> _SET EXERCISE_
Reproduce the listing below exactly. Pictures do not belong in the copy.

> _DATA SECTION_
+++++

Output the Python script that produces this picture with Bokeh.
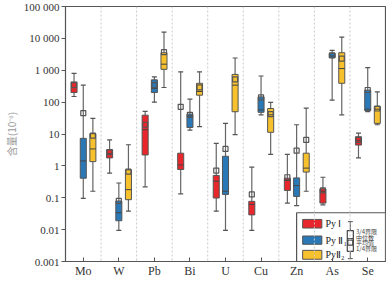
from bokeh.plotting import figure
from bokeh.models import FixedTicker, Span, ColumnDataSource, Range1d
from bokeh.core.properties import value
from bokeh.embed import file_html
from bokeh.resources import INLINE

categories = ["Mo", "W", "Pb", "Bi", "U", "Cu", "Zn", "As", "Se"]
series_names = ["Py Ⅰ", "Py Ⅱ₁", "PyⅡ₂"]
series_colors = ["#e8262b", "#2a78b6", "#f6c12c"]

# Py I
py1_low  = [150, 0.59, 0.22, 0.133, 0.038, 0.0095, 0.068, 0.060, 1.78]
py1_q1   = [200, 1.78, 2.2, 0.77, 0.098, 0.029, 0.17, 0.068, 4.5]
py1_med  = [288, 2.4, 13.6, 1.07, 0.33, 0.062, 0.35, 0.16, 6.2]
py1_q3   = [430, 3.2, 39, 2.5, 0.50, 0.077, 0.41, 0.19, 8.2]
py1_high = [800, 6.5, 51, 890, 5.1, 0.91, 2.3, 0.44, 10.7]
py1_mean = [340, 2.7, 19.5, 71, 0.71, 0.127, 0.44, 0.17, 6.5]

# Py II1
py21_low  = [0.095, 0.0095, 100, 13.3, 0.0095, 40, 0.057, 115, 50]
py21_q1   = [0.41, 0.019, 200, 16, 0.127, 48, 0.11, 2500, 54]
py21_med  = [1.43, 0.034, 270, 37, 0.16, 57, 0.24, 2800, 60]
py21_q3   = [7.3, 0.079, 500, 42, 2.0, 146, 0.42, 3400, 237]
py21_high = [340, 0.29, 620, 124, 21.6, 660, 19.5, 4200, 1210]
py21_mean = [45, 0.08, 340, 40, 3.4, 140, 3.0, 2940, 240]

# Py II2
py22_low  = [0.16, 0.038, 288, 17, 9.5, 2.3, 0.16, 40, 19.5]
py22_q1   = [1.36, 0.087, 1070, 165, 50, 11.3, 0.64, 390, 21.5]
py22_med  = [3.4, 0.18, 1550, 215, 340, 40, 0.85, 1130, 60]
py22_q3   = [10.2, 0.75, 3550, 390, 740, 63, 2.5, 3550, 73]
py22_high = [31, 4.6, 15800, 890, 2420, 98, 65, 11000, 210]
py22_mean = [8.9, 0.66, 3700, 290, 520, 42, 6.5, 2300, 63]

y_ticks = [0.001, 0.01, 0.1, 1, 10, 100, 1000, 10000, 100000]
y_tick_labels = ["0.001", "0.01", "0.1", "1", "10", "100", "1 000", "10 000", "100 000"]

series = [
    (py1_low, py1_q1, py1_med, py1_q3, py1_high, py1_mean),
    (py21_low, py21_q1, py21_med, py21_q3, py21_high, py21_mean),
    (py22_low, py22_q1, py22_med, py22_q3, py22_high, py22_mean),
]
offsets = [-0.26, 0.0, 0.27]
box_w = 0.17

p = figure(width=386, height=280, y_axis_type="log",
           x_range=Range1d(0, len(categories)), y_range=Range1d(0.001, 100000),
           output_backend="svg", toolbar_location=None,
           min_border_top=6, min_border_right=1, min_border_left=10, min_border_bottom=0)
p.background_fill_color = "white"
p.outline_line_color = "#555555"
p.outline_line_width = 1.2
p.xgrid.visible = False
p.ygrid.visible = False

for k in range(1, len(categories)):
    p.add_layout(Span(location=k, dimension="height", line_color="#c8c8c8",
                      line_dash="2 2", line_width=1))

serif = value("Liberation Serif")
for (lo, q1, med, q3, hi, mn), col, off in zip(series, series_colors, offsets):
    xs = [i + 0.5 + off for i in range(len(categories))]
    src = ColumnDataSource(dict(x=xs, lo=lo, q1=q1, med=med, q3=q3, hi=hi, mn=mn,
                                x0=[x - box_w / 2 for x in xs], x1=[x + box_w / 2 for x in xs]))
    p.segment(x0="x", y0="lo", x1="x", y1="hi", source=src, line_color="#666666", line_width=1.2)
    p.scatter(x="x", y="lo", source=src, marker="dash", size=5, line_color="#555555", line_width=1.2)
    p.scatter(x="x", y="hi", source=src, marker="dash", size=5, line_color="#555555", line_width=1.2)
    p.quad(left="x0", right="x1", bottom="q1", top="q3", source=src,
           fill_color=col, line_color="#555555", line_width=1)
    p.segment(x0="x0", y0="med", x1="x1", y1="med", source=src, line_color="#444444", line_width=1)
    p.scatter(x="x", y="mn", source=src, marker="square", size=5, fill_alpha=0,
              line_color="#555555", line_width=1.2)

# axes
p.xaxis.ticker = FixedTicker(ticks=[i + 0.5 for i in range(len(categories))])
p.xaxis.major_label_overrides = {i + 0.5: c for i, c in enumerate(categories)}
p.xaxis.major_tick_in = 4
p.xaxis.major_tick_out = 0
p.xaxis.minor_tick_line_color = None
p.xaxis.major_label_text_font = "Liberation Serif"
p.xaxis.major_label_text_font_size = "12px"
p.xaxis.major_label_text_color = "#333333"
p.xaxis.major_label_standoff = 2
p.xaxis.axis_line_color = "#555555"
p.xaxis.major_tick_line_color = "#555555"

p.yaxis.ticker = FixedTicker(ticks=y_ticks, minor_ticks=[])
p.yaxis.major_label_overrides = {t: s for t, s in zip(y_ticks, y_tick_labels)}
p.yaxis.major_tick_in = 0
p.yaxis.major_tick_out = 4
p.yaxis.minor_tick_line_color = None
p.yaxis.major_label_text_font = "Liberation Serif"
p.yaxis.major_label_text_font_size = "11px"
p.yaxis.major_label_text_color = "#333333"
p.yaxis.major_label_standoff = 2
p.yaxis.axis_line_color = "#555555"
p.yaxis.major_tick_line_color = "#555555"
p.yaxis.axis_label = "含量(10⁻⁶)"
p.yaxis.axis_label_text_font = "Noto Sans CJK SC"
p.yaxis.axis_label_text_font_size = "10px"
p.yaxis.axis_label_text_font_style = "normal"
p.yaxis.axis_label_text_color = "#999999"
p.yaxis.axis_label_standoff = 2

# legend (drawn in data space, after the boxes)
p.quad(left=[6.5], right=[len(categories)], bottom=[0.001], top=[10 ** -1.47],
       fill_color="white", line_color="#555555", line_width=1.2)
sw_top = [-1.68, -2.20, -2.65]
sw_bot = [-1.95, -2.46, -2.93]
p.quad(left=[6.67] * 3, right=[7.21] * 3, bottom=[10 ** v for v in sw_bot],
       top=[10 ** v for v in sw_top], fill_color=series_colors, line_color="#555555",
       line_width=1)
p.text(x=[7.31] * 3, y=[10 ** ((a + b) / 2) for a, b in zip(sw_top, sw_bot)], text=series_names,
       text_font=serif, text_font_size=value("10px"), text_baseline="middle",
       text_color="#222222")
ix = 8.01
p.segment(x0=[ix], y0=[10 ** -2.91], x1=[ix], y1=[10 ** -1.75], line_color="#555555",
          line_width=1)
p.scatter(x=[ix, ix], y=[10 ** -1.75, 10 ** -2.91], marker="dash", size=5,
          line_color="#555555")
p.quad(left=[ix - 0.085], right=[ix + 0.085], bottom=[10 ** -2.68], top=[10 ** -2.03],
       fill_color="white", line_color="#444444", line_width=1.2)
p.segment(x0=[ix - 0.085], y0=[10 ** -2.28], x1=[ix + 0.085], y1=[10 ** -2.28],
          line_color="#444444", line_width=1)
p.scatter(x=[ix], y=[10 ** -2.41], marker="square", size=5, fill_alpha=0,
          line_color="#444444", line_width=1.2)
p.text(x=[8.17] * 4, y=[10 ** v for v in [-2.07, -2.24, -2.41, -2.58]],
       text=["3/4界限", "中位数", "平均值", "1/4界限"],
       text_font=value("Noto Sans CJK SC"), text_font_size=value("6px"),
       text_baseline="middle", text_color="#444444")

open("out.html", "w").write(file_html(p, INLINE))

+++++

> _RESPONSE_
Output the Python script that produces this picture with Bokeh.
from bokeh.plotting import figure
from bokeh.models import FixedTicker, Span, ColumnDataSource, Range1d
from bokeh.core.properties import value
from bokeh.embed import file_html
from bokeh.resources import INLINE

categories = ["Mo", "W", "Pb", "Bi", "U", "Cu", "Zn", "As", "Se"]
series_names = ["Py Ⅰ", "Py Ⅱ₁", "PyⅡ₂"]
series_colors = ["#e8262b", "#2a78b6", "#f6c12c"]

# Py I
py1_low  = [150, 0.59, 0.22, 0.133, 0.038, 0.0095, 0.068, 0.060, 1.78]
py1_q1   = [200, 1.78, 2.2, 0.77, 0.098, 0.029, 0.17, 0.068, 4.5]
py1_med  = [288, 2.4, 13.6, 1.07, 0.33, 0.062, 0.35, 0.16, 6.2]
py1_q3   = [430, 3.2, 39, 2.5, 0.50, 0.077, 0.41, 0.19, 8.2]
py1_high = [800, 6.5, 51, 890, 5.1, 0.91, 2.3, 0.44, 10.7]
py1_mean = [340, 2.7, 19.5, 71, 0.71, 0.127, 0.44, 0.17, 6.5]

# Py II1
py21_low  = [0.095, 0.0095, 100, 13.3, 0.0095, 40, 0.057, 115, 50]
py21_q1   = [0.41, 0.019, 200, 16, 0.127, 48, 0.11, 2500, 54]
py21_med  = [1.43, 0.034, 270, 37, 0.16, 57, 0.24, 2800, 60]
py21_q3   = [7.3, 0.079, 500, 42, 2.0, 146, 0.42, 3400, 237]
py21_high = [340, 0.29, 620, 124, 21.6, 660, 19.5, 4200, 1210]
py21_mean = [45, 0.08, 340, 40, 3.4, 140, 3.0, 2940, 240]

# Py II2
py22_low  = [0.16, 0.038, 288, 17, 9.5, 2.3, 0.16, 40, 19.5]
py22_q1   = [1.36, 0.087, 1070, 165, 50, 11.3, 0.64, 390, 21.5]
py22_med  = [3.4, 0.18, 1550, 215, 340, 40, 0.85, 1130, 60]
py22_q3   = [10.2, 0.75, 3550, 390, 740, 63, 2.5, 3550, 73]
py22_high = [31, 4.6, 15800, 890, 2420, 98, 65, 11000, 210]
py22_mean = [8.9, 0.66, 3700, 290, 520, 42, 6.5, 2300, 63]

y_ticks = [0.001, 0.01, 0.1, 1, 10, 100, 1000, 10000, 100000]
y_tick_labels = ["0.001", "0.01", "0.1", "1", "10", "100", "1 000", "10 000", "100 000"]

series = [
    (py1_low, py1_q1, py1_med, py1_q3, py1_high, py1_mean),
    (py21_low, py21_q1, py21_med, py21_q3, py21_high, py21_mean),
    (py22_low, py22_q1, py22_med, py22_q3, py22_high, py22_mean),
]
offsets = [-0.26, 0.0, 0.27]
box_w = 0.17

p = figure(width=386, height=280, y_axis_type="log",
           x_range=Range1d(0, len(categories)), y_range=Range1d(0.001, 100000),
           output_backend="svg", toolbar_location=None,
           min_border_top=6, min_border_right=1, min_border_left=10, min_border_bottom=0)
p.background_fill_color = "white"
p.outline_line_color = "#555555"
p.outline_line_width = 1.2
p.xgrid.visible = False
p.ygrid.visible = False

for k in range(1, len(categories)):
    p.add_layout(Span(location=k, dimension="height", line_color="#c8c8c8",
                      line_dash="2 2", line_width=1))

serif = value("Liberation Serif")
for (lo, q1, med, q3, hi, mn), col, off in zip(series, series_colors, offsets):
    xs = [i + 0.5 + off for i in range(len(categories))]
    src = ColumnDataSource(dict(x=xs, lo=lo, q1=q1, med=med, q3=q3, hi=hi, mn=mn,
                                x0=[x - box_w / 2 for x in xs], x1=[x + box_w / 2 for x in xs]))
    p.segment(x0="x", y0="lo", x1="x", y1="hi", source=src, line_color="#666666", line_width=1.2)
    p.scatter(x="x", y="lo", source=src, marker="dash", size=5, line_color="#555555", line_width=1.2)
    p.scatter(x="x", y="hi", source=src, marker="dash", size=5, line_color="#555555", line_width=1.2)
    p.quad(left="x0", right="x1", bottom="q1", top="q3", source=src,
           fill_color=col, line_color="#555555", line_width=1)
    p.segment(x0="x0", y0="med", x1="x1", y1="med", source=src, line_color="#444444", line_width=1)
    p.scatter(x="x", y="mn", source=src, marker="square", size=5, fill_alpha=0,
              line_color="#555555", line_width=1.2)

# axes
p.xaxis.ticker = FixedTicker(ticks=[i + 0.5 for i in range(len(categories))])
p.xaxis.major_label_overrides = {i + 0.5: c for i, c in enumerate(categories)}
p.xaxis.major_tick_in = 4
p.xaxis.major_tick_out = 0
p.xaxis.minor_tick_line_color = None
p.xaxis.major_label_text_font = "Liberation Serif"
p.xaxis.major_label_text_font_size = "12px"
p.xaxis.major_label_text_color = "#333333"
p.xaxis.major_label_standoff = 2
p.xaxis.axis_line_color = "#555555"
p.xaxis.major_tick_line_color = "#555555"

p.yaxis.ticker = FixedTicker(ticks=y_ticks, minor_ticks=[])
p.yaxis.major_label_overrides = {t: s for t, s in zip(y_ticks, y_tick_labels)}
p.yaxis.major_tick_in = 0
p.yaxis.major_tick_out = 4
p.yaxis.minor_tick_line_color = None
p.yaxis.major_label_text_font = "Liberation Serif"
p.yaxis.major_label_text_font_size = "11px"
p.yaxis.major_label_text_color = "#333333"
p.yaxis.major_label_standoff = 2
p.yaxis.axis_line_color = "#555555"
p.yaxis.major_tick_line_color = "#555555"
p.yaxis.axis_label = "含量(10⁻⁶)"
p.yaxis.axis_label_text_font = "Noto Sans CJK SC"
p.yaxis.axis_label_text_font_size = "10px"
p.yaxis.axis_label_text_font_style = "normal"
p.yaxis.axis_label_text_color = "#999999"
p.yaxis.axis_label_standoff = 2

# legend (drawn in data space, after the boxes)
p.quad(left=[6.5], right=[len(categories)], bottom=[0.001], top=[10 ** -1.47],
       fill_color="white", line_color="#555555", line_width=1.2)
sw_top = [-1.68, -2.20, -2.65]
sw_bot = [-1.95, -2.46, -2.93]
p.quad(left=[6.67] * 3, right=[7.21] * 3, bottom=[10 ** v for v in sw_bot],
       top=[10 ** v for v in sw_top], fill_color=series_colors, line_color="#555555",
       line_width=1)
p.text(x=[7.31] * 3, y=[10 ** ((a + b) / 2) for a, b in zip(sw_top, sw_bot)], text=series_names,
       text_font=serif, text_font_size=value("10px"), text_baseline="middle",
       text_color="#222222")
ix = 8.01
p.segment(x0=[ix], y0=[10 ** -2.91], x1=[ix], y1=[10 ** -1.75], line_color="#555555",
          line_width=1)
p.scatter(x=[ix, ix], y=[10 ** -1.75, 10 ** -2.91], marker="dash", size=5,
          line_color="#555555")
p.quad(left=[ix - 0.085], right=[ix + 0.085], bottom=[10 ** -2.68], top=[10 ** -2.03],
       fill_color="white", line_color="#444444", line_width=1.2)
p.segment(x0=[ix - 0.085], y0=[10 ** -2.28], x1=[ix + 0.085], y1=[10 ** -2.28],
          line_color="#444444", line_width=1)
p.scatter(x=[ix], y=[10 ** -2.41], marker="square", size=5, fill_alpha=0,
          line_color="#444444", line_width=1.2)
p.text(x=[8.17] * 4, y=[10 ** v for v in [-2.07, -2.24, -2.41, -2.58]],
       text=["3/4界限", "中位数", "平均值", "1/4界限"],
       text_font=value("Noto Sans CJK SC"), text_font_size=value("6px"),
       text_baseline="middle", text_color="#444444")

open("out.html", "w").write(file_html(p, INLINE))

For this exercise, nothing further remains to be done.